Assessing the distance range of ‘long-distance’ dispersal events that represent a minute fraction of all events is not just a habit of maniac investigators in search of ever more accuracy. The important question is how fat is the tail of the dispersal kernel (that is, how leptokurtic; Nathan, 2006). A fat-tailed kernel means that the final fraction of longest dispersal events goes far away, potentially orders of magnitude over the mean dispersal distance, whereas they would be restricted to a few times the mean dispersal distance under a thin-tailed kernel. In a changing environment and/or when suitable habitats are fragmented and populations follow metapopulation dynamics (frequent local extinction/recolonization), whether a seed can ever be transported over more than 10, 100 or 1000 km can strongly affect the population and evolutionary dynamics of the species for at least two reasons. First, because a single seed established in an empty site may potentially lead to a large population generations ahead. Second, because the longer the dispersal events, the higher the chances that the genetic content of the propagule will be different from the recipient population and the higher the evolutionary impact of the event. Hence, long-distance dispersal events can contribute disproportionately to species persistence in fragmented landscapes and/or under a changing environment (Trakhtenbrot et al., 2005). Reliable data on long-distance dispersal are, therefore, critical to realistically parameterize models predicting how species may respond to a changing environment in terms of their population dynamics and microevolution.
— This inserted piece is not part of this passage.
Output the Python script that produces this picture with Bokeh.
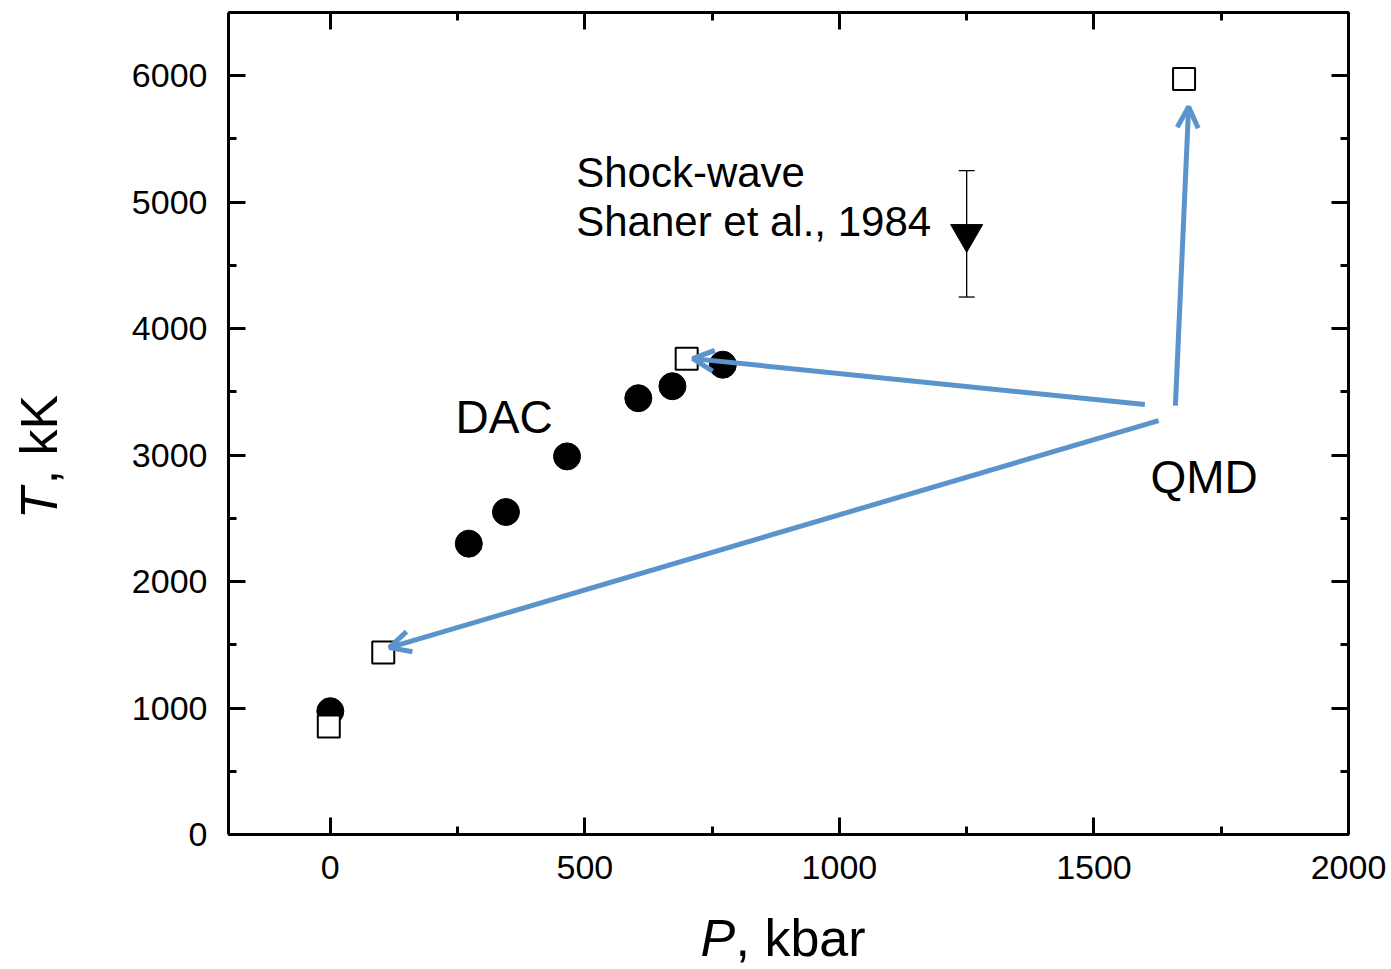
import math
from bokeh.plotting import figure
from bokeh.models import (ColumnDataSource, LinearAxis, SingleIntervalTicker, Range1d,
                          Label, Arrow, OpenHead, Whisker, TeeHead, CustomJSTickFormatter)
from bokeh.embed import file_html
from bokeh.resources import INLINE

# ---- data ----
dac_p = [0, 272, 345, 465, 605, 672, 771]
dac_t = [975, 2300, 2550, 2990, 3450, 3545, 3715]

qmd_p = [-3, 104, 700, 1677]
qmd_t = [855, 1440, 3763, 5975]

shock_p = [1250]
shock_t = [4750]
shock_err = [500]

# annotation arrows (QMD label -> QMD points)
arrow_tail_p = [1600, 1627, 1660]
arrow_tail_t = [3400, 3273, 3391]
arrow_head_p = [712, 116, 1686]
arrow_head_t = [3763, 1478, 5755]

# axis extents (the drawn box)
x_bounds = (-200, 2000)
y_bounds = (0, 6500)

W, H = 1391, 969
BOX_L, BOX_R, BOX_T, BOX_B = 228, 1348, 12, 834   # box position on the page (px)

FONT = "Liberation Sans"
BLUE = "#5b93cc"

# the frame covers the whole page so that axis titles outside the box are not clipped
sx = (BOX_R - BOX_L) / (x_bounds[1] - x_bounds[0])
sy = (BOX_B - BOX_T) / (y_bounds[1] - y_bounds[0])
x_full = (x_bounds[0] - BOX_L / sx, x_bounds[1] + (W - BOX_R) / sx)
y_full = (y_bounds[0] - (H - BOX_B) / sy, y_bounds[1] + BOX_T / sy)

p = figure(width=W, height=H, x_range=Range1d(*x_full), y_range=Range1d(*y_full),
           output_backend="svg", toolbar_location=None,
           x_axis_location=None, y_axis_location=None, min_border=0)
p.grid.visible = False
p.outline_line_color = None
p.background_fill_color = "white"
p.border_fill_color = "white"


def make_axis(ticker_interval, bounds, loc, show_labels, standoff):
    ax = LinearAxis(fixed_location=loc, bounds=bounds,
                    ticker=SingleIntervalTicker(interval=ticker_interval, num_minor_ticks=2))
    ax.axis_line_width = 3
    ax.axis_line_color = "black"
    ax.major_tick_in = 17
    ax.major_tick_out = 0
    ax.minor_tick_in = 8
    ax.minor_tick_out = 0
    ax.major_tick_line_width = 3
    ax.minor_tick_line_width = 3
    ax.major_tick_line_color = "black"
    ax.minor_tick_line_color = "black"
    ax.axis_label = None
    if show_labels:
        ax.major_label_text_font = FONT
        ax.major_label_text_font_size = "34px"
        ax.major_label_text_color = "black"
        ax.major_label_standoff = standoff
    else:
        ax.formatter = CustomJSTickFormatter(code="return ''")
        ax.major_label_text_font_size = "0px"
        ax.major_label_standoff = 0
    return ax


p.add_layout(make_axis(500, x_bounds, y_bounds[0], True, 21), "below")
p.add_layout(make_axis(500, x_bounds, y_bounds[1], False, 0), "above")
p.add_layout(make_axis(1000, y_bounds, x_bounds[0], True, 21), "left")
p.add_layout(make_axis(1000, y_bounds, x_bounds[1], False, 0), "right")

# error bar for shock-wave point
src_shock = ColumnDataSource(dict(
    x=shock_p, y=shock_t,
    lo=[t - e for t, e in zip(shock_t, shock_err)],
    hi=[t + e for t, e in zip(shock_t, shock_err)]))
p.add_layout(Whisker(source=src_shock, base="x", lower="lo", upper="hi", dimension="height",
                     line_color="black", line_width=1.3,
                     lower_head=TeeHead(size=16, line_width=1.3, line_color="black"),
                     upper_head=TeeHead(size=16, line_width=1.3, line_color="black")))
p.scatter(x="x", y="y", source=src_shock, marker="inverted_triangle", size=32,
          fill_color="black", line_color="black")

# DAC filled circles
p.scatter(dac_p, dac_t, marker="circle", size=27, fill_color="black", line_color="black")
# QMD open squares
p.scatter(qmd_p, qmd_t, marker="square", size=22, fill_color="white", line_color="black",
          line_width=2)

# arrows
for xs, ys, xe, ye in zip(arrow_tail_p, arrow_tail_t, arrow_head_p, arrow_head_t):
    p.add_layout(Arrow(x_start=xs, y_start=ys, x_end=xe, y_end=ye,
                       line_color=BLUE, line_width=5,
                       end=OpenHead(size=21, line_width=5, line_color=BLUE)))


# text annotations
def lab(x, y, text, size, align="left", style="normal", angle=0.0):
    p.add_layout(Label(x=x, y=y, text=text, text_font=FONT, text_font_size=size,
                       text_align=align, text_baseline="middle", text_font_style=style,
                       text_color="black", angle=angle))


lab(483, 5233, "Shock-wave", "42px")
lab(483, 4846, "Shaner et al., 1984", "42px")
lab(246, 3299, "DAC", "46px")
lab(1611, 2826, "QMD", "46px")

# axis titles (italic variable + upright unit)
lab(727, -815, "P", "52px", style="italic")
lab(796, -815, ", kbar", "52px")
lab(-572, 2492, "T", "52px", style="italic", angle=math.pi / 2)
lab(-572, 2769, ", kK", "52px", angle=math.pi / 2)

open("out.html", "w").write(file_html(p, INLINE))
Evolutionary changes resulting from past environmental changes can also be investigated using today's patterns of genetic variation at the species level. The study by Palma-Silva et al. (2009) in this issue is a good example of phylogeographic investigation on a tropical plant in a particularly damaged hotspot of diversity—the Brasilian Atlantic Rainforest. Using the same types of genetic markers as Kamm et al. (2009), that is nuclear microsatellites and chloroplast DNA sequences, the authors analyzed geographic patterns of genetic variation at the species level. They provide compelling evidence to reconstruct the biogeographic history of the species, which can reveal how Pleistocene climate changes impacted the distribution of vegetation. Numerous phylogeographic studies have been carried out in temperate zones (notably Europe and North America) and have improved our understanding of species responses to the well-documented environmental changes that have occurred over the past 20000 years. In contrast, most tropical areas are far less well studied while the past climate changes that they have undergone are also less well documented. Given that most hot spots of biodiversity lie in tropical areas, there is an urgent need for more investigations of historical biogeography and phylogeography to assess how species responded to past changes and predict how they might cope with current changes.